Single by the Osmonds

from the album Love Me for a Reason
- B-side: "Wanted"
- Released: 1974
- Recorded: 1974
- Genre: Pop, funk
- Length: 3:20
- Label: MGM
- Songwriter(s): Bobby Massey, H. B. Barnum
- Producer(s): Mike Curb

The Osmonds UK singles chronology
| "Love Me for a Reason" (1974) | "Having a Party" (1974) | "The Proud One" (1975) |

= Having a Party (The Osmonds song) =

"Having a Party" is a song written by Bobby Massey and H. B. Barnum and originally recorded by the Osmonds. It was included as the opening track on their Love Me for a Reason album.

In the UK and Australia where it was released as a single, it reached No. 28 on the UK Singles Chart and No. 85 on the Australian Singles Chart.
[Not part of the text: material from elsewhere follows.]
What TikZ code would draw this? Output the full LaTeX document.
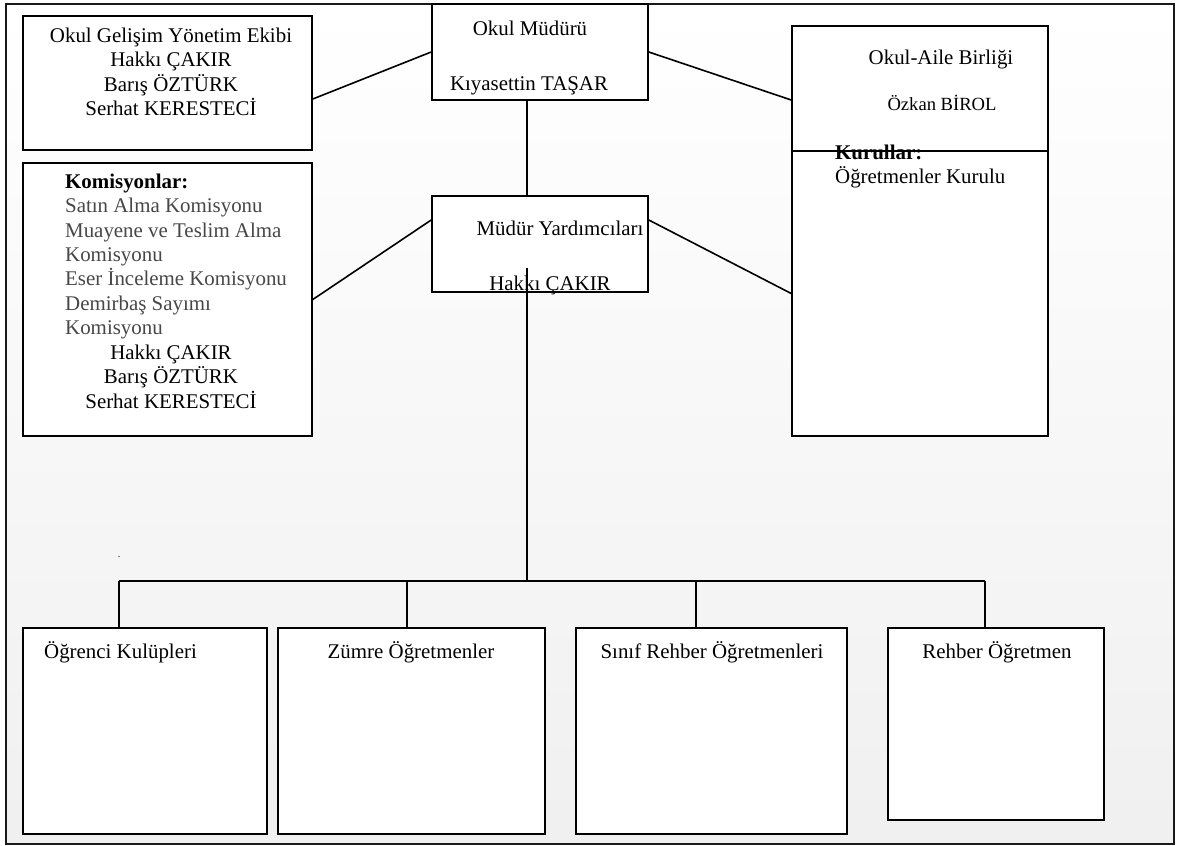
\documentclass[tikz,border=0pt]{standalone}
\usepackage{fontspec}
\setmainfont{Liberation Serif}
\newcommand\mystrut{\rule{0pt}{20pt}}
\definecolor{listgray}{gray}{0.28}
\begin{document}
\begin{tikzpicture}[x=1pt,y=-1pt,
  box/.style={draw=black, line width=1.6pt, fill=white, rectangle, inner sep=0pt},
  txt/.style={inner sep=0pt, font=\fontsize{20.9pt}{24.4pt}\selectfont},
  smalltxt/.style={inner sep=0pt, font=\fontsize{18.6pt}{22pt}\selectfont},
  link/.style={draw=black, line width=1.6pt},
  frame/.style={draw=black!90, line width=1.7pt}]
\useasboundingbox (0,0) rectangle (1178,846);
% background frame with soft gradient
\shade[top color=white, bottom color=black!6] (6,4) rectangle (1174,844);
\draw[frame] (6,4) rectangle (1174,844);

% boxes
\node[box, minimum width=289pt, minimum height=134pt] (gel) at (167.5,83) {};
\node[box, minimum width=216pt, minimum height=96pt] (mudur) at (540,52) {};
\node[box, minimum width=256pt, minimum height=285pt] (kurul) at (920,293.5) {};
\node[box, minimum width=256pt, minimum height=125pt] (aile) at (920,88.5) {};
\node[box, minimum width=216pt, minimum height=96pt] (yrd) at (540,244) {};
\node[box, minimum width=289pt, minimum height=273pt] (kom) at (167.5,299.5) {};
\node[box, minimum width=244pt, minimum height=206pt] (ogr) at (145,731) {};
\node[box, minimum width=267pt, minimum height=206pt] (zum) at (411.5,731) {};
\node[box, minimum width=271pt, minimum height=206pt] (sinif) at (711.5,731) {};
\node[box, minimum width=216pt, minimum height=192pt] (reh) at (996,724) {};

% texts
\node[txt, anchor=north, align=center] (gelT) at (171,22)
  {\mystrut Okul Gelişim Yönetim Ekibi\\Hakkı ÇAKIR\\Barış ÖZTÜRK\\Serhat KERESTECİ};
\node[txt, anchor=base] (mudurT1) at (530,35) {Okul Müdürü};
\node[txt, anchor=base] (mudurT2) at (529,90) {Kıyasettin TAŞAR};
\node[txt, anchor=base] (aileT1) at (941,64) {Okul-Aile Birliği};
\node[smalltxt, anchor=base] (aileT2) at (942,110) {Özkan BİROL};
\node[txt, anchor=north west, align=left] (kurulT) at (835,139)
  {\mystrut\textbf{Kurullar:}\\Öğretmenler Kurulu};
\node[txt, anchor=base] (yrdT1) at (560,235) {Müdür Yardımcıları};
\node[txt, anchor=base] (yrdT2) at (550,290) {Hakkı ÇAKIR};
\node[txt, anchor=north west, align=left] (komT) at (65,168)
  {\mystrut\textbf{Komisyonlar:}\\
   \textcolor{listgray}{Satın Alma Komisyonu}\\
   \textcolor{listgray}{Muayene ve Teslim Alma}\\
   \textcolor{listgray}{Komisyonu}\\
   \textcolor{listgray}{Eser İnceleme Komisyonu}\\
   \textcolor{listgray}{Demirbaş Sayımı}\\
   \textcolor{listgray}{Komisyonu}};
\node[txt, anchor=north, align=center] (komN) at (171,339)
  {\mystrut Hakkı ÇAKIR\\Barış ÖZTÜRK\\Serhat KERESTECİ};
\node[txt, anchor=base west] (ogrT) at (44,658) {Öğrenci Kulüpleri};
\node[txt, anchor=base] (zumT) at (411,658) {Zümre Öğretmenler};
\node[txt, anchor=base] (sinifT) at (712,658) {Sınıf Rehber Öğretmenleri};
\node[txt, anchor=base] (rehT) at (997,658) {Rehber Öğretmen};
\node[inner sep=0pt, anchor=base, font=\fontsize{10pt}{12pt}\selectfont] (dot) at (119,557) {.};

% connector points
\coordinate (vtop) at (527,268);
\coordinate (d1) at (119,581);
\coordinate (d2) at (407,581);
\coordinate (d3) at (696,581);
\coordinate (d4) at (985,581);
\coordinate (busc) at (527,581);

% connectors
\draw[link] ([yshift=-16pt]gel.east) -- (mudur.west);
\draw[link] (mudur.east) -- ([yshift=-11.5pt]aile.west);
\draw[link] ([xshift=-13pt]mudur.south) -- ([xshift=-13pt]yrd.north);
\draw[link] ([yshift=24pt]yrd.west) -- (kom.east);
\draw[link] ([yshift=24pt]yrd.east) -- (kurul.west);
\draw[link] (vtop) -- (busc);
\draw[link] (d1) -- (d4);
\draw[link] (d1) -- (d1 |- ogr.north);
\draw[link] (d2) -- (d2 |- zum.north);
\draw[link] (d3) -- (d3 |- sinif.north);
\draw[link] (d4) -- (d4 |- reh.north);
\end{tikzpicture}
\end{document}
It was used as a theme in the final series of UK Saturday night light entertainment show Noel's House Party in 1998-99.

==Song content==
The song describes a large but secret house party being thrown while the singers' parents are away, consisting mostly of singing and raucous dancing. At the end, the parents unexpectedly arrive home early, forcing everyone to scramble and leaving a massive mess, even as the hosts promise another party "next week, same place, same time."

Merrill, Jay and Donny Osmond each take turns singing lead vocals on portions of the verses. All five Osmonds sang on the chorus, with Alan and Wayne each singing brief snippets of the last verse.

A promotional music video was shot for the song, featuring a choreographed lip sync routine of the song in front of a blue screen, superimposed over unrelated footage of women dancing.